Children in the United States are on pace this year to miss nine million vaccine doses for measles, polio and other highly contagious diseases, according to medical claims data — a disruption that health care authorities called alarming and attributed to the coronavirus pandemic.
The data was made public on Wednesday by the Blue Cross Blue Shield Association, one of the nation’s largest federations of insurance companies, which said that routine childhood vaccinations had declined by as much as 26 percent, compared with 2019.
The findings emerged less than two weeks after the World Health Organization and UNICEF warned that progress vaccinating children from polio and measles was being threatened by the pandemic. In an emergency call to action, the two organizations said that the risk of measles and polio outbreaks was on the rise.
And just last week, the Centers for Disease Control and Prevention and the W.H.O. reported that measles deaths worldwide had soared to their highest level in 23 years in 2019 and were 50 percent higher than just three years earlier.
Dr. Megan Ranney, an emergency physician at Brown University in Rhode Island who specializes in public health research, said that failure to maintain childhood vaccine rates could compromise what is known as herd immunity. The term refers to the point at which a disease stops spreading because nearly everyone in a population has become immune to it.
“We know that once you fall below herd immunity, it offers a foothold for these deadly childhood diseases to once again rear their head in our communities,” Dr. Ranney said in an interview.
Blue Cross Blue Shield said that 40 percent of parents and legal guardians whom it had surveyed said that their children missed their vaccinations because of the pandemic. The majority of missed appointments occurred from March through May, at the beginning of the pandemic, and in August, which is when many children typically get vaccinated before school resumes, the association said.
Representatives for Blue Cross, which provides health insurance to about 109 million Americans, said that it was critical to raise awareness about the safeguards that health care professionals have put in place to prevent the coronavirus from spreading.
“The pediatricians’ offices are being careful, not only for the patients, but the staff who work there,” Maureen Sullivan, the chief strategy and innovation officer for the Blue Cross Blue Shield Association, said in an interview. “At this point, it is safe.”
Ms. Sullivan said that the United States was “perilously close” to falling below the herd immunity threshold for polio. According to the Blue Cross data, the vaccine rates for measles and the whooping cough, or pertussis, for 2020 were expected to fall below the thresholds for herd immunity set by public health authorities.
“That is a primary reason we wanted to come out with this data quickly,” Ms. Sullivan said.

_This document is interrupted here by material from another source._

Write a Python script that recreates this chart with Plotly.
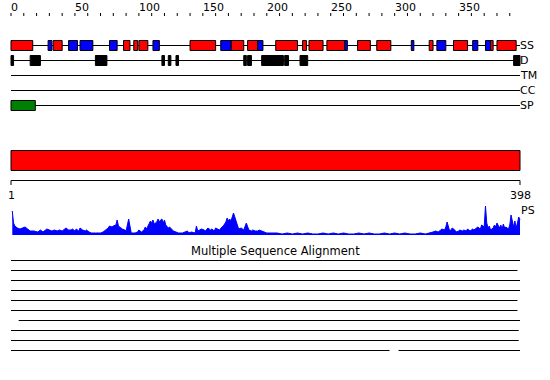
import plotly.graph_objects as go

# ---------------- data ----------------
seq_len = 398
seq_start = 1
ruler_labels = [0, 50, 100, 150, 200, 250, 300, 350]
ruler_ticks = list(range(0, 391, 10))

track_names = ["SS", "D", "TM", "CC", "SP"]

helix_start = [0, 33, 88, 96, 100, 140, 172, 185, 207, 228, 233, 247, 271, 286, 327, 346, 375, 380]
helix_end   = [17, 40, 93, 99, 107, 160, 182, 193, 224, 231, 244, 261, 281, 297, 330, 357, 377, 395]
strand_start = [29, 45, 54, 77, 111, 164, 193, 261, 313, 333, 361, 371]
strand_end   = [32, 52, 64, 83, 116, 172, 197, 263, 315, 340, 365, 375]

disorder_start = [0, 15, 66, 118, 123, 129, 182, 185, 196, 214, 226, 393]
disorder_end   = [2, 23, 75, 120, 125, 131, 184, 188, 213, 217, 232, 398]

signal_start = [0]
signal_end = [19]

domain_start = [0]
domain_end = [398]

ps_res = [1, 2, 3, 5, 7, 9, 11, 13, 15, 18, 21, 23, 25, 27, 28, 30, 32, 34, 36, 38,
          40, 42, 43, 45, 47, 48, 50, 51, 53, 54, 56, 58, 59, 61, 63, 66, 70, 72, 74, 76,
          77, 79, 80, 82, 83, 84, 86, 87, 89, 90, 91, 92, 93, 94, 97, 99, 100, 102, 104, 105,
          106, 108, 109, 110, 111, 112, 114, 115, 116, 117, 118, 119, 120, 121, 123, 124, 126, 127, 129, 131,
          134, 136, 138, 139, 141, 144, 145, 146, 148, 149, 151, 152, 154, 156, 157, 159, 160, 162, 163, 165,
          166, 168, 169, 170, 171, 172, 174, 175, 176, 177, 178, 180, 182, 184, 185, 186, 188, 189, 191, 193,
          194, 196, 197, 200, 204, 208, 212, 216, 220, 224, 228, 232, 236, 240, 244, 248, 252, 256, 260, 264,
          268, 272, 276, 280, 284, 288, 292, 296, 300, 304, 308, 312, 316, 320, 324, 328, 330, 332, 334, 336,
          337, 339, 340, 341, 342, 343, 344, 345, 347, 348, 350, 351, 353, 354, 356, 357, 359, 361, 362, 364,
          365, 367, 368, 370, 371, 372, 373, 374, 375, 377, 378, 379, 380, 382, 383, 384, 385, 386, 387, 389,
          390, 391, 392, 393, 394, 395, 396, 397, 398]
ps_score = [24, 12, 9, 7, 6, 7, 8, 6, 4, 4, 3, 5, 3, 5, 6, 5, 4, 5, 4, 5,
            4, 6, 7, 5, 5, 6, 4, 6, 4, 7, 5, 4, 5, 3, 2, 2, 2, 3, 5, 7,
            9, 8, 9, 10, 15, 9, 7, 6, 5, 4, 10, 16, 9, 2, 2, 3, 5, 3, 5, 8,
            6, 11, 14, 12, 15, 11, 13, 16, 13, 15, 16, 12, 15, 10, 7, 8, 5, 4, 3, 2,
            2, 3, 4, 2, 3, 2, 9, 4, 5, 6, 5, 4, 7, 5, 6, 4, 7, 6, 5, 8,
            9, 13, 17, 14, 16, 14, 22, 18, 14, 10, 6, 7, 5, 12, 8, 5, 4, 5, 4, 4,
            5, 4, 3, 2, 2, 2, 1, 2, 1, 2, 1, 2, 1, 1, 2, 1, 2, 1, 2, 1,
            1, 2, 1, 2, 1, 1, 2, 1, 2, 1, 2, 1, 1, 2, 1, 2, 3, 4, 3, 5,
            6, 5, 8, 13, 7, 4, 5, 7, 5, 3, 4, 5, 4, 5, 4, 6, 4, 6, 5, 7,
            8, 6, 10, 8, 29, 12, 7, 9, 5, 7, 10, 8, 12, 7, 10, 6, 11, 7, 8, 6,
            10, 20, 12, 8, 14, 7, 12, 18, 15]

msa_segments = [
    [(0, 398)], [(0, 396)], [(0, 398)], [(0, 398)], [(0, 396)],
    [(0, 396)], [(6, 398)], [(0, 397)], [(0, 397)], [(0, 296), (303, 398)],
]

# ---------------- layout helpers ----------------
W, H = 550, 380
X_LEFT_PX, X_RIGHT_PX = 11, 520   # where residue 0 / seq_len sit on the page
scale = (X_RIGHT_PX - X_LEFT_PX) / seq_len
xr = [-X_LEFT_PX / scale, (W - X_LEFT_PX) / scale]
yr = [H, 0]                       # y axis in pixel rows (layout only)

row_y = {"SS": 45.5, "D": 60.5, "TM": 75.5, "CC": 90.5, "SP": 105.5}
box_half = 5
RED, BLUE, GREEN, BLACK = "#ff0000", "#0000ff", "#008000", "#000000"
FONT = "DejaVu Sans"

shapes = []
annotations = []

def hline(x0, x1, y, color=BLACK, width=1):
    shapes.append(dict(type="line", xref="x", yref="y", x0=x0, x1=x1, y0=y, y1=y,
                       line=dict(color=color, width=width)))

def rect(x0, x1, yc, half, fill):
    shapes.append(dict(type="rect", xref="x", yref="y", x0=x0, x1=x1, y0=yc - half, y1=yc + half,
                       fillcolor=fill, line=dict(color=BLACK, width=1)))

def label(x, y, text, xanchor="left", xshift=0, size=11):
    annotations.append(dict(x=x, y=y, xref="x", yref="y", text=text, showarrow=False,
                            xanchor=xanchor, yanchor="middle", xshift=xshift,
                            font=dict(family=FONT, size=size, color=BLACK)))

# ruler
for t in ruler_ticks:
    shapes.append(dict(type="line", xref="x", yref="y", x0=t, x1=t, y0=13, y1=16,
                       line=dict(color=BLACK, width=1)))
for lab in ruler_labels:
    label(lab, 7, str(lab), xshift=-2)

# tracks
for name in track_names:
    hline(0, seq_len, row_y[name])
    label(seq_len, row_y[name], name, xshift=-2)

for s, e in zip(helix_start, helix_end):
    rect(s, e, row_y["SS"], box_half, RED)
for s, e in zip(strand_start, strand_end):
    rect(s, e, row_y["SS"], box_half, BLUE)
for s, e in zip(disorder_start, disorder_end):
    rect(s, e, row_y["D"], box_half, BLACK)
for s, e in zip(signal_start, signal_end):
    rect(s, e, row_y["SP"], box_half, GREEN)

# domain bar
for s, e in zip(domain_start, domain_end):
    rect(s, e, 160.5, 10, RED)

# sequence ruler
hline(0, seq_len, 180.5)
for t in [0, seq_len]:
    shapes.append(dict(type="line", xref="x", yref="y", x0=t, x1=t, y0=180.5, y1=185,
                       line=dict(color=BLACK, width=1)))
label(0, 195, str(seq_start), xanchor="center")
label(seq_len, 195, str(seq_len), xanchor="center")
label(seq_len, 210.5, "PS", xshift=-1)

# MSA
label((W / 2 - X_LEFT_PX) / scale, 251, "Multiple Sequence Alignment", xanchor="center", size=11.5)
for i, segs in enumerate(msa_segments):
    for s, e in segs:
        hline(s, e, 260.5 + 10 * i)

fig = go.Figure()
fig.add_trace(go.Scatter(x=ps_res, y=ps_score, mode="lines", fill="tozeroy",
                         line=dict(color=BLUE, width=1), fillcolor=BLUE,
                         yaxis="y2", hoverinfo="skip", showlegend=False))

ps_base_px, ps_top_px = 235, 205
fig.update_layout(
    width=W, height=H, margin=dict(l=0, r=0, t=0, b=0),
    paper_bgcolor="white", plot_bgcolor="white", showlegend=False,
    xaxis=dict(range=xr, visible=False, fixedrange=True),
    yaxis=dict(range=yr, visible=False, domain=[0, 1], fixedrange=True),
    yaxis2=dict(range=[0, 30], visible=False, anchor="x", fixedrange=True,
                domain=[(H - ps_base_px) / H, (H - ps_top_px) / H]),
    shapes=shapes, annotations=annotations,
)
# remove the browser's default 8px page margin so the figure sits at the window origin
fig.write_html("out.html", config={"displayModeBar": False},
               post_script="document.body.style.margin='0px';")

Dr. Ranney, who was not associated with the Blue Cross study, noted that there were measles outbreaks last year in California and in a New York suburb, where the spread had been traced to ultra-Orthodox families whose children had not been vaccinated.
“It would be a horrible irony for us to get through this pandemic and lose children to these preventable diseases,” she said.
Dr. Ranney also expressed concerns that the intense national debate over the safety of vaccines that are being developed for the coronavirus could discourage some parents from having their children vaccinated for measles, polio and other infectious diseases.
In a sign that Americans are becoming less hesitant to take a coronavirus vaccine, a Gallup poll released on Tuesday said that 58 percent of the adults surveyed were willing to be vaccinated, up from 50 percent in September. Still, Dr. Ranney worried about perceptions.
“I worry that existing anti-vaccine misinformation is going to be heightened,” she said.